The stability of bitopertin under typical sample storage and analysis in the two species was assessed by conducting stability experiments. Stability results were determined by back-calculating the concentration of the stability samples (low, medium and high concentrations) compared to newly generated rat plasma calibration curve. Stability data were considered adequate when the average accuracy value was within ± 15% of the nominal value and the %RSD of the replicate (n=5) was less than 15%. Stability was measured for freeze and thaw, short-term and auto sampler. Bitopertin remained stable for at least three freeze/thaw cycles, 5 h short-term and 148 h in the auto sampler. Table 4 reports stability results.

Sample analysis

The analytical method described here is suitable for pre-clinical PK experiments as demonstrated by the analysis of bitopertin in rat and marmoset plasma after performing a pilot study where s.c. administration of 1.0 mg/kg BW was performed. Figure 4 illustrates the plasma concentration-time profiles in rat and marmoset.
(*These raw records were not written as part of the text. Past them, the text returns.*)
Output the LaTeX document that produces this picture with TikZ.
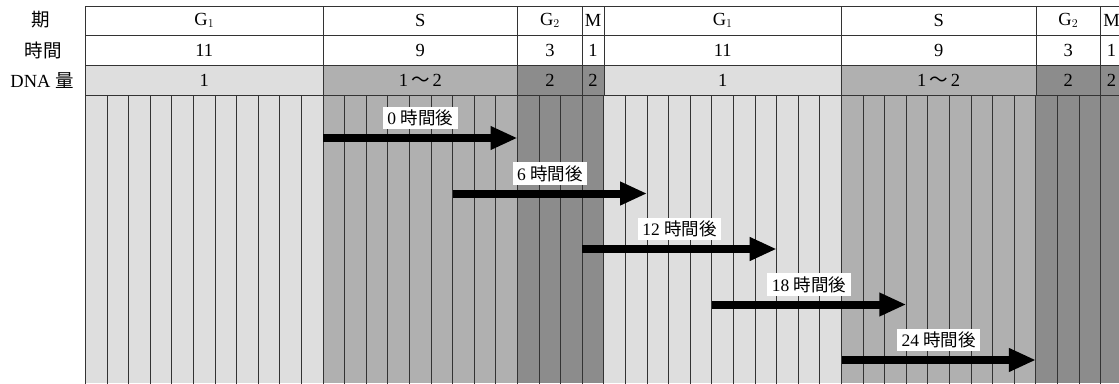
\documentclass[tikz,border=0pt]{standalone}
\usepackage{fontspec}
\setmainfont{Liberation Serif}
\newfontfamily\cjk{Noto Sans CJK JP}
\usetikzlibrary{arrows.meta}
\definecolor{cG}{gray}{0.87}
\definecolor{cS}{gray}{0.69}
\definecolor{cD}{gray}{0.55}
\definecolor{ln}{gray}{0.2}
\begin{document}
\begin{tikzpicture}[x=1pt,y=-1pt,
  txt/.style={font=\fontsize{18.5}{21}\selectfont},
  cell/.style={txt,draw=ln,line width=0.8pt,anchor=north west,outer sep=0pt,inner sep=0pt},
  rowlbl/.style={txt,anchor=center},
  gridline/.style={draw=ln,line width=0.9pt},
  lbl/.style={font=\fontsize{17.5}{20}\selectfont,fill=white,inner xsep=4.5pt,inner ysep=3pt},
  bigarrow/.style={line width=8pt,-{Triangle[length=27pt,width=22pt]}}]
\def\hw{21.6}
\def\xo{85.5}
\def\wave{\hspace{3pt}{\cjk 〜}\hspace{3pt}}
\useasboundingbox (0,0) rectangle (1119,383);
\clip (0,0) rectangle (1119,383);
% row labels
\node[rowlbl] (r1) at (41,20) {\cjk 期};
\node[rowlbl] (r2) at (43,50) {\cjk 時間};
\node[rowlbl] (r3) at (42,80.5) {DNA {\cjk 量}};
% grid background fills
\foreach \s/\n/\col in {0/11/cG,11/9/cS,20/4/cD,24/11/cG,35/9/cS,44/4/cD}{
  \fill[\col] ({\xo+\s*\hw},95.7) rectangle ({\xo+(\s+\n)*\hw},383);
}
\foreach \h in {0,...,48}{
  \draw[gridline] ({\xo+\h*\hw},95.7) -- ({\xo+\h*\hw},384);
}
% header cells
\foreach \s/\n/\ph/\hr/\dna/\col [count=\k] in {
  0/11/G$_1$/11/1/cG,
  11/9/S/9/1\wave 2/cS,
  20/3/G$_2$/3/2/cD,
  23/1/M/1/2/cD,
  24/11/G$_1$/11/1/cG,
  35/9/S/9/1\wave 2/cS,
  44/3/G$_2$/3/2/cD,
  47/1/M/1/2/cD}{
  \node[cell,minimum width={\n*\hw*1pt},minimum height=29pt] (ph\k) at ({\xo+\s*\hw},6) {\ph};
  \node[cell,minimum width={\n*\hw*1pt},minimum height=30pt] (hr\k) at ({\xo+\s*\hw},35) {\hr};
  \node[cell,fill=\col,minimum width={\n*\hw*1pt},minimum height=30.7pt] (dn\k) at ({\xo+\s*\hw},65) {\dna};
}
% arrows
\foreach \t/\s [count=\k from 0] in {0/11,6/17,12/23,18/29,24/35}{
  \coordinate (s\t) at ({\xo+\s*\hw},{138+\k*55.5});
  \coordinate (e\t) at ({\xo+(\s+9)*\hw},{138+\k*55.5});
  \draw[bigarrow] (s\t) -- (e\t);
  \node[lbl] (l\t) at ({\xo+(\s+4.5)*\hw},{118+\k*55.5}) {\t{} {\cjk 時間後}};
}
\end{tikzpicture}
\end{document}
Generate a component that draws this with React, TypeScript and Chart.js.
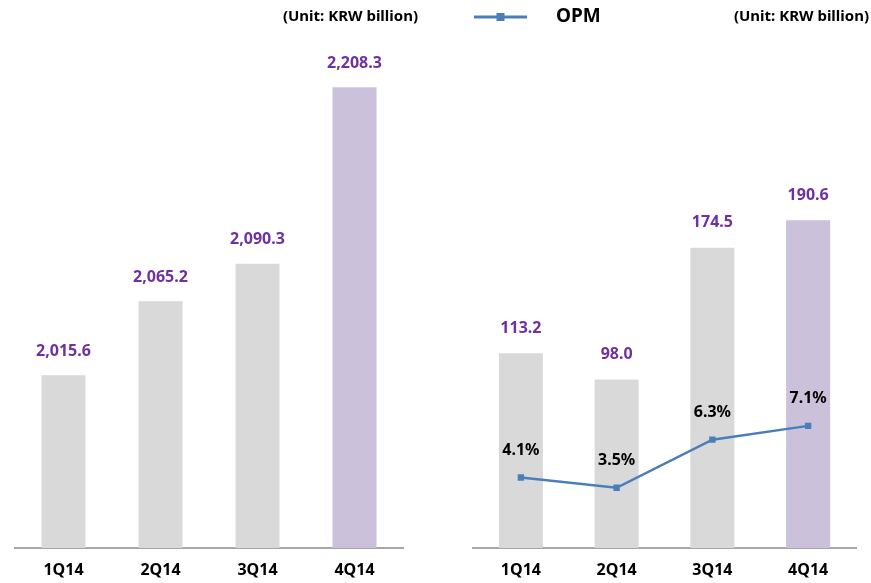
import React, { useEffect, useRef } from "react";
import { Chart, registerables } from "chart.js";

Chart.register(...registerables);

const quarters = ["1Q14", "2Q14", "3Q14", "4Q14"];
const revenue = [2015.6, 2065.2, 2090.3, 2208.3];
const revenueLabels = ["2,015.6", "2,065.2", "2,090.3", "2,208.3"];
const operatingProfit = [113.2, 98.0, 174.5, 190.6];
const operatingProfitLabels = ["113.2", "98.0", "174.5", "190.6"];
const opm = [4.1, 3.5, 6.3, 7.1];
const opmLabels = ["4.1%", "3.5%", "6.3%", "7.1%"];
const barColors = ["#d9d9d9", "#d9d9d9", "#d9d9d9", "#ccc1da"];

const unitText = "(Unit: KRW billion)";
const legendText = "OPM";

const FONT = "'Noto Sans', sans-serif";
const PURPLE = "#7030a0";
const LINE_BLUE = "#4a7ebb";

const valueLabelPlugin = {
  id: "valueLabels",
  afterDatasetsDraw(chart: any) {
    const ctx = chart.ctx;
    chart.data.datasets.forEach((ds: any, i: number) => {
      const meta = chart.getDatasetMeta(i);
      const labels: string[] = ds.valueLabels;
      if (!labels) return;
      ctx.save();
      ctx.font = `bold 16px ${FONT}`;
      ctx.fillStyle = ds.valueLabelColor;
      ctx.textAlign = "center";
      ctx.textBaseline = "middle";
      meta.data.forEach((el: any, j: number) => {
        ctx.fillText(labels[j], el.x, el.y - ds.valueLabelOffset);
      });
      ctx.restore();
    });
  },
};

const headerPlugin = {
  id: "header",
  afterDraw(chart: any) {
    const opts = chart.options.plugins.header;
    if (!opts) return;
    const ctx = chart.ctx;
    ctx.save();
    ctx.fillStyle = "#000";
    ctx.textBaseline = "middle";
    ctx.font = `bold 15px ${FONT}`;
    ctx.textAlign = "right";
    ctx.fillText(unitText, opts.unitRight, 17);
    if (opts.legend) {
      ctx.strokeStyle = LINE_BLUE;
      ctx.lineWidth = 3;
      ctx.beginPath();
      ctx.moveTo(opts.legendX, 17);
      ctx.lineTo(opts.legendX + 53, 17);
      ctx.stroke();
      ctx.fillStyle = LINE_BLUE;
      ctx.fillRect(opts.legendX + 26.5 - 4, 13, 8, 8);
      ctx.fillStyle = "#000";
      ctx.font = `bold 19px ${FONT}`;
      ctx.textAlign = "left";
      ctx.fillText(legendText, opts.legendX + 82, 17);
    }
    ctx.restore();
  },
};

function xAxis() {
  return {
    offset: true,
    grid: { display: false, drawTicks: false },
    border: { display: true, color: "#a6a6a6", width: 2 },
    ticks: {
      color: "#000",
      padding: 13,
      font: { family: FONT, size: 16, weight: "bold" as const },
    },
    afterFit: (scale: any) => {
      scale.height = 35;
    },
  };
}

function LeftChart() {
  const ref = useRef<HTMLCanvasElement>(null);
  useEffect(() => {
    const chart = new Chart(ref.current!, {
      type: "bar",
      data: {
        labels: quarters,
        datasets: [
          {
            data: revenue,
            backgroundColor: barColors,
            categoryPercentage: 1,
            barPercentage: 0.454,
            valueLabels: revenueLabels,
            valueLabelColor: PURPLE,
            valueLabelOffset: 24,
          } as any,
        ],
      },
      options: {
        responsive: false,
        animation: false,
        devicePixelRatio: 1,
        layout: { padding: { left: 15, right: 32, top: 25, bottom: 0 } },
        plugins: {
          legend: { display: false },
          tooltip: { enabled: false },
          header: { unitRight: 418, legend: false },
        } as any,
        scales: {
          x: xAxis() as any,
          y: { display: false, min: 1900, max: 2250 },
        },
      },
      plugins: [valueLabelPlugin, headerPlugin],
    });
    return () => chart.destroy();
  }, []);
  return (
    <canvas
      ref={ref}
      width={435}
      height={583}
      style={{ position: "absolute", left: 0, top: 0 }}
    />
  );
}

function RightChart() {
  const ref = useRef<HTMLCanvasElement>(null);
  useEffect(() => {
    const chart = new Chart(ref.current!, {
      type: "bar",
      data: {
        labels: quarters,
        datasets: [
          {
            type: "line",
            data: opm,
            yAxisID: "y1",
            borderColor: LINE_BLUE,
            backgroundColor: LINE_BLUE,
            borderWidth: 2.5,
            pointStyle: "rect",
            pointRadius: 4.5,
            pointBorderWidth: 0,
            tension: 0,
            valueLabels: opmLabels,
            valueLabelColor: "#000",
            valueLabelOffset: 27,
          } as any,
          {
            type: "bar",
            data: operatingProfit,
            yAxisID: "y",
            backgroundColor: barColors,
            categoryPercentage: 1,
            barPercentage: 0.46,
            valueLabels: operatingProfitLabels,
            valueLabelColor: PURPLE,
            valueLabelOffset: 25,
          } as any,
        ],
      },
      options: {
        responsive: false,
        animation: false,
        devicePixelRatio: 1,
        layout: { padding: { left: 38, right: 15, top: 32, bottom: 0 } },
        plugins: {
          legend: { display: false },
          tooltip: { enabled: false },
          header: { unitRight: 434, legend: true, legendX: 39 },
        } as any,
        scales: {
          x: xAxis() as any,
          y: { display: false, min: 0, max: 300 },
          y1: { display: false, min: 0, max: 30 },
        },
      },
      plugins: [valueLabelPlugin, headerPlugin],
    });
    return () => chart.destroy();
  }, []);
  return (
    <canvas
      ref={ref}
      width={436}
      height={583}
      style={{ position: "absolute", left: 435, top: 0 }}
    />
  );
}

export default function App() {
  return (
    <div
      style={{
        position: "fixed",
        left: 0,
        top: 0,
        width: 871,
        height: 583,
        background: "#fff",
      }}
    >
      <LeftChart />
      <RightChart />
    </div>
  );
}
Figure 4. Concentration-time profile for bitopertin in rat and marmoset plasma.

Mean ± SD; n = 6 for rat, n = 3 per timepoint for marmoset.

Underlying data

Open Science Framework: Development and validation of a sensitive HPLC-HESI-MS/MS method for quantitative determination of bitopertin in rat and marmoset plasma, https://doi.org/10.17605/OSF.IO/8U7VG (Frouni, 2020)

This project contains the following underlying data:

Reporting guidelines

Open Science Framework: ARRIVE Guidelines Checklist for ‘Development and validation of a sensitive HPLC-HESI-MS/MS method for quantitative determination of bitopertin in rat and marmoset plasma’, https://doi.org/10.17605/OSF.IO/8U7VG (Frouni, 2020)

Data are available under the terms of the Creative Commons Zero "No rights reserved" data waiver (CC0 1.0 Public domain dedication).